* PROBLEM TO WORK ON *
From the entries below, list each line with "this".

— start RAW RECORDS —

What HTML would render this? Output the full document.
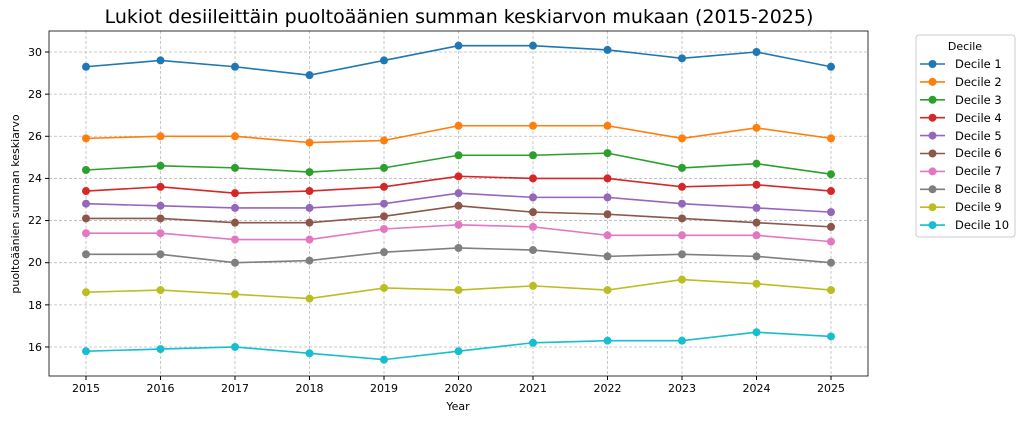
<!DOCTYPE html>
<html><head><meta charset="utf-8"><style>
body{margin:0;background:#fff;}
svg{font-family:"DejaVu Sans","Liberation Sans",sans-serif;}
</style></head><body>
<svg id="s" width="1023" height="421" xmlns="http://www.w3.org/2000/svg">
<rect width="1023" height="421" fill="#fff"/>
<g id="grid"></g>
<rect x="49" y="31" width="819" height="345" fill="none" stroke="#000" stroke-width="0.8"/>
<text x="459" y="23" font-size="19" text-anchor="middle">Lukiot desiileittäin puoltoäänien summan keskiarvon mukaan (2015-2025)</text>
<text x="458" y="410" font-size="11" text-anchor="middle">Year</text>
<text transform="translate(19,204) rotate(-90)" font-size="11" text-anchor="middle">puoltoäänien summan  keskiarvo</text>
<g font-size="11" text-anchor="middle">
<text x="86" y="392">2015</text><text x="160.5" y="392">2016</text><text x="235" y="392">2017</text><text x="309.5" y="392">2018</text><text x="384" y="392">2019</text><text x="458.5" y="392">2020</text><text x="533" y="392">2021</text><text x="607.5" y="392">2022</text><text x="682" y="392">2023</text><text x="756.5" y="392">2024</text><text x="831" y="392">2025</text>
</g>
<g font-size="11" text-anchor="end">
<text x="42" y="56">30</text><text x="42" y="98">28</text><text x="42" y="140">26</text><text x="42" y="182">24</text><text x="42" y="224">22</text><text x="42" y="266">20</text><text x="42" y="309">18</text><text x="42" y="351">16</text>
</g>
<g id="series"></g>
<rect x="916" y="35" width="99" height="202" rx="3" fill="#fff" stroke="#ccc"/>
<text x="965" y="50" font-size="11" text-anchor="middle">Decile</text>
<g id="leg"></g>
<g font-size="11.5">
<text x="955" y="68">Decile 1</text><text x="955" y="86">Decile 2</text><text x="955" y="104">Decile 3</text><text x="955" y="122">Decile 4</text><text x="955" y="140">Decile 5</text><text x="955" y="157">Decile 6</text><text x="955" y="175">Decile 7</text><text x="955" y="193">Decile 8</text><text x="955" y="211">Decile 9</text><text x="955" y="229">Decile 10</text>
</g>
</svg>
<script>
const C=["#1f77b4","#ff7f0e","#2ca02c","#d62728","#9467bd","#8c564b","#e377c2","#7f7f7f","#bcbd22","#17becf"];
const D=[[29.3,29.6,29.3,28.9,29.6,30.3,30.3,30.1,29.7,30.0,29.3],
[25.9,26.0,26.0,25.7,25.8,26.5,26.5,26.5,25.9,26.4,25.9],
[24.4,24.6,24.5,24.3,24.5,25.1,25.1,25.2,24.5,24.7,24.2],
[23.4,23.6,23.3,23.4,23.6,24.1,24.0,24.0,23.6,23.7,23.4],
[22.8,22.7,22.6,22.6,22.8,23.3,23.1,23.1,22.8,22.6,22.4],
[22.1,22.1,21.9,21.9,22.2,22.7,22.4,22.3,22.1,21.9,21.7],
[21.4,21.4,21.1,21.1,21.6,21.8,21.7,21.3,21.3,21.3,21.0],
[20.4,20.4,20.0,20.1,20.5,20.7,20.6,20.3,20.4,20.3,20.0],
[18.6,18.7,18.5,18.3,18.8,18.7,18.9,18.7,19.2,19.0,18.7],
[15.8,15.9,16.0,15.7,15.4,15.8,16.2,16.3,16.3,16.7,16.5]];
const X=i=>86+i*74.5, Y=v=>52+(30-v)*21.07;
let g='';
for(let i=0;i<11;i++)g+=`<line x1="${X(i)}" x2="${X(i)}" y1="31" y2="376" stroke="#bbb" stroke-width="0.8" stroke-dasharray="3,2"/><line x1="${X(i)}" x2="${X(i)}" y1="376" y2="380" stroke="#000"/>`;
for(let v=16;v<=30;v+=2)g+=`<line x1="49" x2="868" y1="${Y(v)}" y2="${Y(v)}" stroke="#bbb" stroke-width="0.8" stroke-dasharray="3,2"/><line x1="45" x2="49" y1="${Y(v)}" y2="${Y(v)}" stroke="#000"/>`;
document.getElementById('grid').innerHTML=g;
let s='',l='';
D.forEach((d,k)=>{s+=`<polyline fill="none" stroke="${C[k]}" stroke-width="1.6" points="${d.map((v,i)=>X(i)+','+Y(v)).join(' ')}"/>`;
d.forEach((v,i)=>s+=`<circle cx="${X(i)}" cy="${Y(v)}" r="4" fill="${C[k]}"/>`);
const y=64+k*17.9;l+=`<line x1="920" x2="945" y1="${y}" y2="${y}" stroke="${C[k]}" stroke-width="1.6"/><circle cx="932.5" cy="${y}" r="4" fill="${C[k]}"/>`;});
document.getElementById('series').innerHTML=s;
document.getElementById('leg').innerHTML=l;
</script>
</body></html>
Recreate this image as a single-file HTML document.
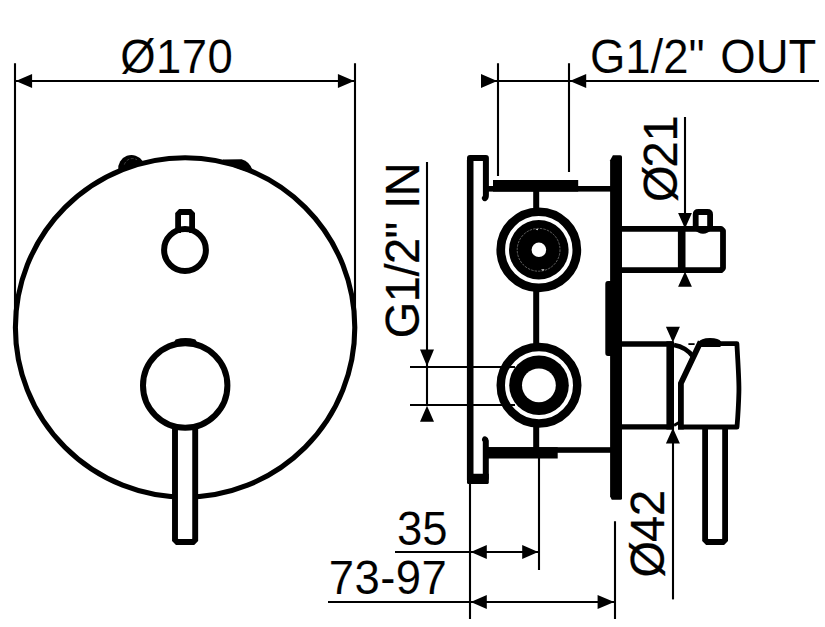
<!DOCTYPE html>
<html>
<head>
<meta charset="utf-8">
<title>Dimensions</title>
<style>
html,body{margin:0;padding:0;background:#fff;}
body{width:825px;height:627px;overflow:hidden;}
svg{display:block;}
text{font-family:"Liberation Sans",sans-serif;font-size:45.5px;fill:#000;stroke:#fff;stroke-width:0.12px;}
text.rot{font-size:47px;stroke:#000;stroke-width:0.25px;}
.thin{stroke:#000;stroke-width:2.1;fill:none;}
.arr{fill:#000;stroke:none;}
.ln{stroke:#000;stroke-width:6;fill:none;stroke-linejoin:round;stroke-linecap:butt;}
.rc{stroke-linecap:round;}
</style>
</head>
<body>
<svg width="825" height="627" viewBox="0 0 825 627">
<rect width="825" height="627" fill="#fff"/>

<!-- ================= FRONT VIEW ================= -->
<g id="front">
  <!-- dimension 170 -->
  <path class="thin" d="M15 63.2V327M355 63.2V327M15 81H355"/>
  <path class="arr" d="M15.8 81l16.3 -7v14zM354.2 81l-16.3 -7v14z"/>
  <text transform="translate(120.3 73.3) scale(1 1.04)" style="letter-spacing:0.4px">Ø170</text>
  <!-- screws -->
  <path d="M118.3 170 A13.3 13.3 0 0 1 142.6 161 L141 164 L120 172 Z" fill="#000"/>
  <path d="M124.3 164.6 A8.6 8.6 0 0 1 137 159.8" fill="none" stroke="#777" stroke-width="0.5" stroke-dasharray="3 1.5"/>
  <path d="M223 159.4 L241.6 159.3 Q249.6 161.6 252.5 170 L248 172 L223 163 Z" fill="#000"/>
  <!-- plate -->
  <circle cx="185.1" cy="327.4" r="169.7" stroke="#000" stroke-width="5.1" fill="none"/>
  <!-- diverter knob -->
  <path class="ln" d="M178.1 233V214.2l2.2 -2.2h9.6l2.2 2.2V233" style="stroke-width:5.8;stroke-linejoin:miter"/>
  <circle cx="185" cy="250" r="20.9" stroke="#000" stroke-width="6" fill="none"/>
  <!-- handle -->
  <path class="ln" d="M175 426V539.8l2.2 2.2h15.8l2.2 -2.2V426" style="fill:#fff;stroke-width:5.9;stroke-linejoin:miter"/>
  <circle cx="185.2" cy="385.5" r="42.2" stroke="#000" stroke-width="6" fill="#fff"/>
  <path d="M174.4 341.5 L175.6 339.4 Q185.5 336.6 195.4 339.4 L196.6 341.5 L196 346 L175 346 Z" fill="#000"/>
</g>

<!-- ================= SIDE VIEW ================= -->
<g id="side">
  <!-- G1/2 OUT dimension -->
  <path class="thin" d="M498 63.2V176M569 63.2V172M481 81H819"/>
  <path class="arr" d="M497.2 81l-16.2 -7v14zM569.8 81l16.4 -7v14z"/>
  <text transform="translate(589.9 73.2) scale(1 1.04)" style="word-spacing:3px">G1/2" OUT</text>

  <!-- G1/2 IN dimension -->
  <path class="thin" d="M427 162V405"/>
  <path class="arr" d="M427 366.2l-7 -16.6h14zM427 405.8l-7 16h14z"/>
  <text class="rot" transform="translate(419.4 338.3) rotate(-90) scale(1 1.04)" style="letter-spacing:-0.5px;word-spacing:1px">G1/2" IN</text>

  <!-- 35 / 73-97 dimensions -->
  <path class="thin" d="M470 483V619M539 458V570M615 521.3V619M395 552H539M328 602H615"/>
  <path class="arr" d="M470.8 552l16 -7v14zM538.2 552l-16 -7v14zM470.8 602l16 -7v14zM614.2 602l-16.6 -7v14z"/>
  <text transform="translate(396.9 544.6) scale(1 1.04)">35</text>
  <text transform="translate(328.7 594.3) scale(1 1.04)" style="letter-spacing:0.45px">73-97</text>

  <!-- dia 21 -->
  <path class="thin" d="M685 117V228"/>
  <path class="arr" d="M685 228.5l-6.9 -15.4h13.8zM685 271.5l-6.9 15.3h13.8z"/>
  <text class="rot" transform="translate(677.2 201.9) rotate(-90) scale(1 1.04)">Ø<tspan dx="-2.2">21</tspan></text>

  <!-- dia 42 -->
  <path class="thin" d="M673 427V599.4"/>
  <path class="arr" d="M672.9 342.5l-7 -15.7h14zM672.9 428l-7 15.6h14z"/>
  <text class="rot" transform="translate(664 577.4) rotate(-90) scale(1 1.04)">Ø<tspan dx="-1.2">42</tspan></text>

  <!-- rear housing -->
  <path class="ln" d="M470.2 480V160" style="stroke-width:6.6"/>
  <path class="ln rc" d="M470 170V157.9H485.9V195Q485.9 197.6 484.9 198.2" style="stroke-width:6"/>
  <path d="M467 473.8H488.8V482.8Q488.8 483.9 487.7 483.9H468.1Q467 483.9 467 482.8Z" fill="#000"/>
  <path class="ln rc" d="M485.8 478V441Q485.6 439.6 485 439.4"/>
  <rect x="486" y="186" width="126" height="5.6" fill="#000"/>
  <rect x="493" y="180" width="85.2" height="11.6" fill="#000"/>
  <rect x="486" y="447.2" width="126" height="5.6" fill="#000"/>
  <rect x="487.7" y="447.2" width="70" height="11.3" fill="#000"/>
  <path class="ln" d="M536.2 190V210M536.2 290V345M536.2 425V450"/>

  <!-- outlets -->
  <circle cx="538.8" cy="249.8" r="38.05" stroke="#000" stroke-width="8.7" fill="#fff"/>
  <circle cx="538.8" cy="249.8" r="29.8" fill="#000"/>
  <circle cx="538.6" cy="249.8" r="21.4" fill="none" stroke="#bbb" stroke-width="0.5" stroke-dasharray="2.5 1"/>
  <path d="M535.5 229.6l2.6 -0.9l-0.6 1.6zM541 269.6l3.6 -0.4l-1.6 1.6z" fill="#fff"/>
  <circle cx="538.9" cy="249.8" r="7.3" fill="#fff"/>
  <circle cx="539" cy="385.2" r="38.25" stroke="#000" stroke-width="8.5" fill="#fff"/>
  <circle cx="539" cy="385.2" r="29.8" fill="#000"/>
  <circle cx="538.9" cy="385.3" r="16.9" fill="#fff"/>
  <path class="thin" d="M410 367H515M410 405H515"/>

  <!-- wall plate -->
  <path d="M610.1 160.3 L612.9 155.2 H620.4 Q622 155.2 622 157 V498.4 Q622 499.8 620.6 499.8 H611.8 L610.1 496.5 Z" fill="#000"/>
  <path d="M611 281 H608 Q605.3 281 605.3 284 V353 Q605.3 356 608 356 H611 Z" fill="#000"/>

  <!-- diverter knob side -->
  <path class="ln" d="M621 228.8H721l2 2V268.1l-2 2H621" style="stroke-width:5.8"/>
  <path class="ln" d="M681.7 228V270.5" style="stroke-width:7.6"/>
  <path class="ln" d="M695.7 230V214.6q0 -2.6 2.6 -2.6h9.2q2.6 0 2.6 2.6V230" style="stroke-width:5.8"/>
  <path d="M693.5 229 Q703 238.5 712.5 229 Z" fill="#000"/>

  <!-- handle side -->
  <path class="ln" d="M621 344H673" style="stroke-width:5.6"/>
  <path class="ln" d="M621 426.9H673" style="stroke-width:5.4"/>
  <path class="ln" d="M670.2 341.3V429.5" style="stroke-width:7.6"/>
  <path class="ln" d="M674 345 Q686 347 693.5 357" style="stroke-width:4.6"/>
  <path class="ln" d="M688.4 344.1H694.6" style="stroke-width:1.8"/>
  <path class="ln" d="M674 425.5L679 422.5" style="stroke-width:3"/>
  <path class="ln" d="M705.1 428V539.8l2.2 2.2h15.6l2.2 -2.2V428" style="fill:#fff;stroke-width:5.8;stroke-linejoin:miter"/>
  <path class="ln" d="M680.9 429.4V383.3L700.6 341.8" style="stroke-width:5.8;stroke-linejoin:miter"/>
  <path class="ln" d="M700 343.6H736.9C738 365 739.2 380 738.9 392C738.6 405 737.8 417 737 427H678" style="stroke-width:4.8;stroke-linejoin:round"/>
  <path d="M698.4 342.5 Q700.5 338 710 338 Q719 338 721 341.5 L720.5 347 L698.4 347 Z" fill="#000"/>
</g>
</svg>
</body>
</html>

— end RAW RECORDS —

* TASK OUTPUT *
What HTML would render this? Output the full document.
Recreate this image as a single-file HTML document.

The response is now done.